В тот период я увлекся вынужденным тайным преподаванием иврита. Как только, это дошло до властей, меня тут же обвинили в тунеядстве, и по решению суда определили пятилетний срок на поселение, без права выезда за пределы Самарканда. Но так как я уже успел серьёзно втянуться в правозащитную и преподавательскую деятельность и обрел много единомышленников в Москве, то продолжал на свой страх и риск заниматься тем же, выезжая даже по необходимости в столицу. Кончилось это тем, что по завершению срока поселения, мне присудили трехлетний срок изоляции. Повидал я за эти годы и знаменитую «Матросскую тишину», и Таштюрьму, и лагерь в районе Навои. Отсидел от звонка до звонка: с декабря 1983 по декабрь 1986. Условия были настолько «комфортные», что за эти три года я потерял в весе 50 кг, отощав
до 37 кг.

Не успели за мной закрыться ворота тюрьмы, как власти стали требовать немедленного выезда из Союза. Но ситуация к этому времени и в стране, и в мире изменилась, а потому я мог поставить два своих условия: поправить здоровье после «советского санатория» и жениться. Моей супругой вскоре стала замечательная женщина, ныне мать моих четверых детей, преданный друг, помощница и единомышленник – Двойра Шакарова. В 1991 г. я, будучи включенными в список Р.Рейгана, как правозащитник, пострадавший от системы,переступил с семьёй порог Америки. Началась
новая жизнь.

В.К.: – Позади более четверти века в новой стране. Вы довольны своей судьбой?

М.А.: – Вполне, поскольку я занимаюсь своим любимым делом, которое по сути является разновидностью творческой деятельности. Ведь мне приходится постоянно соприкасаться с человеком, творением чрезвычайно тонким, специфическим, строго индивидуальным, который приходит ко мне со своими радостямия, горечью, болью, вопросами, на которые я обязан найти единственный правильный ответ с тем, чтобы утешить его, вселить в его душу надежду на лучшее, светлое. Он всегда может рассчитывать на мою помощь, участие и поддержку и в дни радости, включая брит, хупа, бар-мицва, и в дни печали.

В.К.: – Насколько Вам это удаётся?

М.А.: – Тора – это своеобразный компас, способный правильно вести человека по жизни, если он знает как с ним обращаться. Моя задача – научить моих прихожан со знанием обращаться с этим компасом. Для этого необходимо иметь четкие представления, с какими проблемами встречаются люди в современном очень усложняющемся мире.
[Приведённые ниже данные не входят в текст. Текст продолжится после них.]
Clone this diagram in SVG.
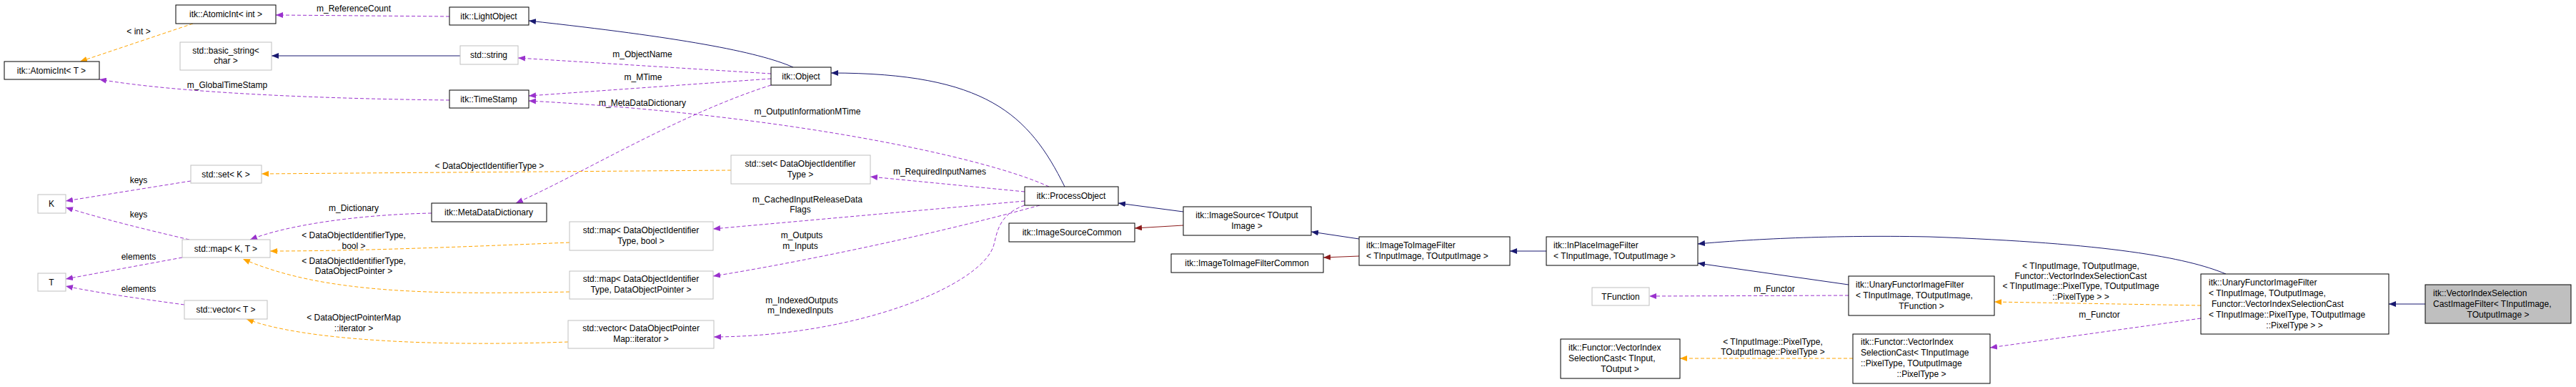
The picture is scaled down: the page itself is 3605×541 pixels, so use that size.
<svg xmlns="http://www.w3.org/2000/svg" width="3605" height="541" viewBox="0 0 3605 541">
<style>
text{font-family:"Liberation Sans",Arial,sans-serif;font-size:12px;fill:#000}
.m{text-anchor:middle}
.nb{fill:#fff;stroke:#000;stroke-width:1}
.ng{fill:#fff;stroke:#bfbfbf;stroke-width:1}
.nf{fill:#bfbfbf;stroke:#000;stroke-width:1}
.inh{fill:none;stroke:#191970;stroke-width:1}
.prv{fill:none;stroke:#8b1a1a;stroke-width:1}
.use{fill:none;stroke:#9a32cd;stroke-width:1;stroke-dasharray:5,3}
.tpl{fill:none;stroke:#ffa500;stroke-width:1;stroke-dasharray:5,3}
</style>
<defs>
<marker id="aN" viewBox="0 0 10 8" refX="10" refY="4" markerWidth="10" markerHeight="8" markerUnits="userSpaceOnUse" orient="auto"><path d="M0,0L10,4L0,8z" fill="#191970"/></marker>
<marker id="aR" viewBox="0 0 10 8" refX="10" refY="4" markerWidth="10" markerHeight="8" markerUnits="userSpaceOnUse" orient="auto"><path d="M0,0L10,4L0,8z" fill="#8b1a1a"/></marker>
<marker id="aP" viewBox="0 0 10 8" refX="10" refY="4" markerWidth="10" markerHeight="8" markerUnits="userSpaceOnUse" orient="auto"><path d="M0,0L10,4L0,8z" fill="#9a32cd"/></marker>
<marker id="aO" viewBox="0 0 10 8" refX="10" refY="4" markerWidth="10" markerHeight="8" markerUnits="userSpaceOnUse" orient="auto"><path d="M0,0L10,4L0,8z" fill="#ffa500"/></marker>
</defs>
<rect width="3605" height="541" fill="#fff"/>
<g id="edges">
<path class="inh" marker-end="url(#aN)" d="M1110,94 C1060,72 950,52 740,29"/>
<path class="inh" marker-end="url(#aN)" d="M644,78 L380,78"/>
<path class="use" marker-end="url(#aP)" d="M1079,103 L725,81"/>
<text class="m" x="899" y="80">m_ObjectName</text>
<path class="use" marker-end="url(#aP)" d="M1079,110 L740,134"/>
<text class="m" x="900" y="112">m_MTime</text>
<path class="use" marker-end="url(#aP)" d="M1079,119 C950,160 820,240 722,284"/>
<text class="m" x="899" y="148">m_MetaDataDictionary</text>
<path class="use" marker-end="url(#aP)" d="M1468,261 C1380,220 1100,160 740,141"/>
<text class="m" x="1130" y="160">m_OutputInformationMTime</text>
<path class="use" marker-end="url(#aP)" d="M629,23 L386,21"/>
<text class="m" x="495" y="16">m_ReferenceCount</text>
<path class="use" marker-end="url(#aP)" d="M629,140 C450,138 250,130 139,111"/>
<text class="m" x="318" y="123">m_GlobalTimeStamp</text>
<path class="tpl" marker-end="url(#aO)" d="M270,33 L112,86"/>
<text class="m" x="194" y="48">&lt; int &gt;</text>
<path class="inh" marker-end="url(#aN)" d="M1490,261 C1440,160 1380,102 1163,102"/>
<path class="use" marker-end="url(#aP)" d="M1434,268 L1218,247"/>
<text class="m" x="1315" y="244">m_RequiredInputNames</text>
<path class="tpl" marker-end="url(#aO)" d="M1023,238 L366,243"/>
<text class="m" x="685" y="236">&lt; DataObjectIdentifierType &gt;</text>
<path class="use" marker-end="url(#aP)" d="M1434,281 L998,320"/>
<text class="m" x="1130" y="283">m_CachedInputReleaseData</text>
<text class="m" x="1120" y="297">Flags</text>
<path class="use" marker-end="url(#aP)" d="M1455,287 C1300,330 1100,370 998,386"/>
<text class="m" x="1122" y="333">m_Outputs</text>
<text class="m" x="1120" y="348">m_Inputs</text>
<path class="use" marker-end="url(#aP)" d="M1434,287 C1395,300 1395,330 1390,345 C1370,400 1200,470 999,471"/>
<text class="m" x="1122" y="424">m_IndexedOutputs</text>
<text class="m" x="1120" y="438">m_IndexedInputs</text>
<path class="tpl" marker-end="url(#aO)" d="M797,339 C650,345 500,351 378,351"/>
<text class="m" x="495" y="333">&lt; DataObjectIdentifierType,</text>
<text class="m" x="495" y="348">bool &gt;</text>
<path class="tpl" marker-end="url(#aO)" d="M797,408 C600,412 450,410 340,362"/>
<text class="m" x="495" y="369">&lt; DataObjectIdentifierType,</text>
<text class="m" x="495" y="383">DataObjectPointer &gt;</text>
<path class="tpl" marker-end="url(#aO)" d="M795,478 C600,485 420,475 345,446"/>
<text class="m" x="495" y="448">&lt; DataObjectPointerMap</text>
<text class="m" x="495" y="463">::iterator &gt;</text>
<path class="use" marker-end="url(#aP)" d="M604,298 C500,300 400,315 350,335"/>
<text class="m" x="495" y="295">m_Dictionary</text>
<path class="use" marker-end="url(#aP)" d="M267,253 L92,281"/>
<text class="m" x="194" y="256">keys</text>
<path class="use" marker-end="url(#aP)" d="M265,335 C200,320 140,305 92,290"/>
<text class="m" x="194" y="304">keys</text>
<path class="use" marker-end="url(#aP)" d="M255,360 L92,390"/>
<text class="m" x="194" y="363">elements</text>
<path class="use" marker-end="url(#aP)" d="M258,426 C200,418 140,410 92,400"/>
<text class="m" x="194" y="408">elements</text>
<path class="inh" marker-end="url(#aN)" d="M1656,296 L1565,284"/>
<path class="prv" marker-end="url(#aR)" d="M1656,315 L1588,319"/>
<path class="inh" marker-end="url(#aN)" d="M1902,334 L1835,324"/>
<path class="prv" marker-end="url(#aR)" d="M1902,358 L1852,360"/>
<path class="inh" marker-end="url(#aN)" d="M2164,351 L2113,351"/>
<path class="inh" marker-end="url(#aN)" d="M2587,398 L2376,368"/>
<path class="inh" marker-end="url(#aN)" d="M3115,383 C3060,360 2950,340 2700,331 C2550,328 2430,336 2376,341"/>
<path class="use" marker-end="url(#aP)" d="M2587,413 L2308,414"/>
<text class="m" x="2483" y="408">m_Functor</text>
<path class="tpl" marker-end="url(#aO)" d="M3080,427 L2791,422"/>
<text class="m" x="2912" y="376">&lt; TInputImage, TOutputImage,</text>
<text class="m" x="2912" y="390">Functor::VectorIndexSelectionCast</text>
<text class="m" x="2912" y="404">&lt; TInputImage::PixelType, TOutputImage</text>
<text class="m" x="2912" y="419">::PixelType &gt; &gt;</text>
<path class="use" marker-end="url(#aP)" d="M3080,445 L2785,486"/>
<text class="m" x="2938" y="444">m_Functor</text>
<path class="tpl" marker-end="url(#aO)" d="M2593,501 L2351,501"/>
<text class="m" x="2481" y="482">&lt; TInputImage::PixelType,</text>
<text class="m" x="2481" y="496">TOutputImage::PixelType &gt;</text>
<path class="inh" marker-end="url(#aN)" d="M3394,425 L3343,425"/>
</g>
<g id="AtomicIntInt"><rect class="nb" x="246" y="7" width="140" height="26"/><text class="m" x="316" y="24">itk::AtomicInt&lt; int &gt;</text></g>
<g id="basic_string"><rect class="ng" x="252" y="59" width="128" height="39"/><text class="m" x="316" y="75">std::basic_string&lt;</text><text class="m" x="316" y="89">char &gt;</text></g>
<g id="AtomicIntT"><rect class="nb" x="6" y="86" width="133" height="25"/><text class="m" x="72" y="103">itk::AtomicInt&lt; T &gt;</text></g>
<g id="setK"><rect class="ng" x="267" y="231" width="99" height="25"/><text class="m" x="316" y="248">std::set&lt; K &gt;</text></g>
<g id="K"><rect class="ng" x="53" y="272" width="39" height="26"/><text class="m" x="72" y="289">K</text></g>
<g id="mapKT"><rect class="ng" x="255" y="335" width="123" height="25"/><text class="m" x="316" y="352">std::map&lt; K, T &gt;</text></g>
<g id="T"><rect class="ng" x="53" y="382" width="39" height="25"/><text class="m" x="72" y="399">T</text></g>
<g id="vectorT"><rect class="ng" x="258" y="420" width="116" height="26"/><text class="m" x="316" y="437">std::vector&lt; T &gt;</text></g>
<g id="LightObject"><rect class="nb" x="629" y="10" width="111" height="25"/><text class="m" x="684" y="27">itk::LightObject</text></g>
<g id="string"><rect class="ng" x="644" y="64" width="81" height="26"/><text class="m" x="684" y="81">std::string</text></g>
<g id="Object"><rect class="nb" x="1079" y="94" width="84" height="25"/><text class="m" x="1121" y="111">itk::Object</text></g>
<g id="TimeStamp"><rect class="nb" x="629" y="126" width="111" height="25"/><text class="m" x="684" y="143">itk::TimeStamp</text></g>
<g id="MetaDataDictionary"><rect class="nb" x="604" y="284" width="161" height="26"/><text class="m" x="684" y="301">itk::MetaDataDictionary</text></g>
<g id="setDOI"><rect class="ng" x="1023" y="217" width="195" height="40"/><text class="m" x="1120" y="233">std::set&lt; DataObjectIdentifier</text><text class="m" x="1120" y="248">Type &gt;</text></g>
<g id="mapDOIbool"><rect class="ng" x="797" y="310" width="201" height="40"/><text class="m" x="897" y="326">std::map&lt; DataObjectIdentifier</text><text class="m" x="897" y="341">Type, bool &gt;</text></g>
<g id="mapDOIDOP"><rect class="ng" x="797" y="379" width="201" height="39"/><text class="m" x="897" y="394">std::map&lt; DataObjectIdentifier</text><text class="m" x="897" y="409">Type, DataObjectPointer &gt;</text></g>
<g id="vectorDOP"><rect class="ng" x="795" y="448" width="204" height="39"/><text class="m" x="897" y="463">std::vector&lt; DataObjectPointer</text><text class="m" x="897" y="478">Map::iterator &gt;</text></g>
<g id="ProcessObject"><rect class="nb" x="1434" y="261" width="131" height="26"/><text class="m" x="1499" y="278">itk::ProcessObject</text></g>
<g id="ImageSourceCommon"><rect class="nb" x="1412" y="312" width="176" height="26"/><text class="m" x="1500" y="329">itk::ImageSourceCommon</text></g>
<g id="ImageSource"><rect class="nb" x="1656" y="289" width="179" height="40"/><text class="m" x="1745" y="305">itk::ImageSource&lt; TOutput</text><text class="m" x="1745" y="320">Image &gt;</text></g>
<g id="ImageToImageFilterCommon"><rect class="nb" x="1639" y="355" width="213" height="26"/><text class="m" x="1745" y="372">itk::ImageToImageFilterCommon</text></g>
<g id="ImageToImageFilter"><rect class="nb" x="1902" y="331" width="211" height="40"/><text x="1912" y="347">itk::ImageToImageFilter</text><text x="1912" y="362">&lt; TInputImage, TOutputImage &gt;</text></g>
<g id="InPlaceImageFilter"><rect class="nb" x="2164" y="331" width="212" height="40"/><text x="2174" y="347">itk::InPlaceImageFilter</text><text x="2174" y="362">&lt; TInputImage, TOutputImage &gt;</text></g>
<g id="TFunction"><rect class="ng" x="2228" y="402" width="80" height="25"/><text class="m" x="2268" y="419">TFunction</text></g>
<g id="FunctorVISgeneric"><rect class="nb" x="2184" y="474" width="167" height="55"/><text x="2195" y="490">itk::Functor::VectorIndex</text><text x="2195" y="505">SelectionCast&lt; TInput,</text><text class="m" x="2267" y="520">TOutput &gt;</text></g>
<g id="UnaryTFunction"><rect class="nb" x="2587" y="386" width="204" height="55"/><text x="2597" y="402">itk::UnaryFunctorImageFilter</text><text x="2597" y="417">&lt; TInputImage, TOutputImage,</text><text class="m" x="2689" y="432">TFunction &gt;</text></g>
<g id="FunctorVISpixel"><rect class="nb" x="2593" y="467" width="192" height="69"/><text x="2604" y="482">itk::Functor::VectorIndex</text><text x="2604" y="497">SelectionCast&lt; TInputImage</text><text x="2604" y="512">::PixelType, TOutputImage</text><text class="m" x="2689" y="527">::PixelType &gt;</text></g>
<g id="UnaryVIS"><rect class="nb" x="3080" y="383" width="263" height="84"/><text x="3091" y="399">itk::UnaryFunctorImageFilter</text><text x="3091" y="414">&lt; TInputImage, TOutputImage,</text><text x="3095" y="429">Functor::VectorIndexSelectionCast</text><text x="3091" y="444">&lt; TInputImage::PixelType, TOutputImage</text><text class="m" x="3211" y="459">::PixelType &gt; &gt;</text></g>
<g id="VectorIndexSelectionCastImageFilter"><rect class="nf" x="3394" y="398" width="204" height="54"/><text x="3405" y="414">itk::VectorIndexSelection</text><text x="3405" y="429">CastImageFilter&lt; TInputImage,</text><text class="m" x="3496" y="444">TOutputImage &gt;</text></g>
</svg>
Многие люди пьянеют от богатства, не имея при этом духовного иммунитета, не зная и не понимая, что этот груз непросто нести на своих плечах, что лишь Тора способна дать ответ как можно рационально справиться с этим благом, чтобы оно не обернулось горем, бедами или тяжкими проблемами.

Самый тяжкий грех для иудея, когда он забывает, что является сыном Царя, т.е. Вс-вышнего, сотворившего его по своему образу и подобию, а потому неподвластного низким соблазнам, испытыващим его волю и, прежде всего, преданность Создателю. К нашей великой беде, сегодня бухарская община оказалась перед лицом подобного неимоверного испытания в лице прогрессирующей наркомании, уже успевшей забрать жизни нескольких молодых людей. Остановить дальнейшее распространение этой трагедии немыслимо без всемерного укрепления духовной составляющей нашего этноса, его богобоязненности, почтения к своим вековым традициям. В иврите имеется одно изумительное изречение: «хесед ва-емет», что означает дословно хранить «милость и истину». Несколько шире его толкуют порой как «милосердие и справедливость к ближним и предостережение от подражания насильникам и беззаконию».

В этом, если суммировать, моя главная миссия как раббая, ибо эта формула, выведенная Создателем, становясь с моей помощью достоянием знаний и поступков человека, может служить самым коротким путем для воцарения на земле добра и взаимопонимания между людьми.

В.К.: – Мне сегодня ещё раз удалось убедиться, что сама жизнь наделила Вас Божьим даром нести слово Творца в массы. Здоровья Вам, процветания Вашей прекрасной семье и творческих успехов на той стезе, которая стала основным смыслом Вашей замечательной жизни.